Does this code have a data race always, or only sometimes? Is the behavior of the above code undefined according to the standard always, or only sometimes (depending on the outcome of rand())?

PS: Of course I cannot know if the output will be 42 or 24, but in the presence of undefined behavior I would not even expect either of the two with certainty, it could be 123 or "your cat ate my fish".

PPS: I do not care for high quality randomness, hence rand() is fine for this example.

Answer 1

Many platforms can at essentially zero cost offer useful behavioral guarantees stronger than the Standard mandates, but unfortunately the Standard provides no means by which a program can determine what guarantees are available, and optimizers may rearrange code without regard for whether that would break programs that exploit guarantees the platform would otherwise provide at essentially zero cost.

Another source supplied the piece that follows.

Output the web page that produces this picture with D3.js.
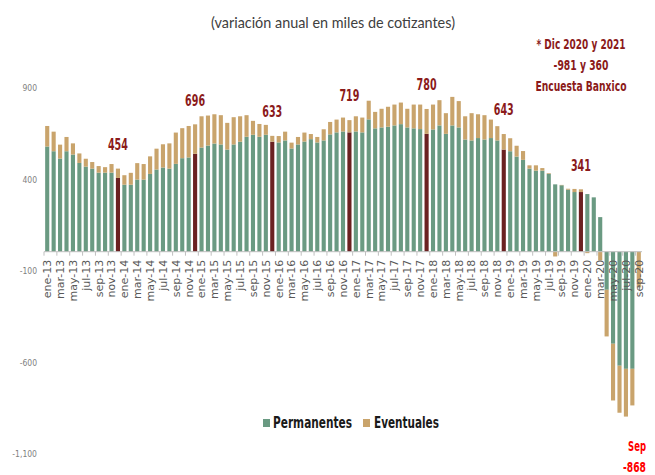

For example, given int x, y, *p;, consider the following code snippet:

x = 0x0123;
y = *p;
... maybe some computations here that use up CPU registers
x = 0x0124;

An implementation might notice that between the stores of 0x0123 and 0x0124, the value of x is read but not written, and it would thus be possible to change the latter write from a sequence like mov ax,0124h / mov _x,ax or mov word [_x],0124h (on the 8088, either sequence would be six bytes plus two memory operations) to inc byte _x (four bytes plus two memory operations). Such code, however, might malfunction badly if there is an intervening write of some other value like 0x00FF. Downstream code might regard any non-zero value of x as equally acceptable, and the source code has never requested that any value be written whose bottom byte is zero, but if the outside write stores 0x00FF just before the inc byte _x instruction, x could be left holding zero, quite unexpectedly.

In many cases, the cost of refraining from such optimizations would be less than the cost of including memory barriers sufficient to prevent data races, but unfortunately there is no nice means of specifying such semantics unless one replaces x with an "atomic int", which might require extra storage, and changes all accesses to x to explicitly use relaxed semantics.

Answer 2

On architectures that can store a value to an int in a single bus cycle, you would either get 42 or 24 as the output, never 123 or any other value. However, theoretically you could have a multi-core processor where int is larger than the native data width, requiring multiple stores, in which case the stores of the two threads might interleave. This actually happens in practice on 32-bit processors when trying to store to a uint64_t.

Answer 3

This code always has a data race. There is no happens-before ordering between the two writes, so there is a data race.

The OS could in principle schedule the two threads so that both sleeps returned at the same time, as long as each sleep was at least as long as the specified delay time.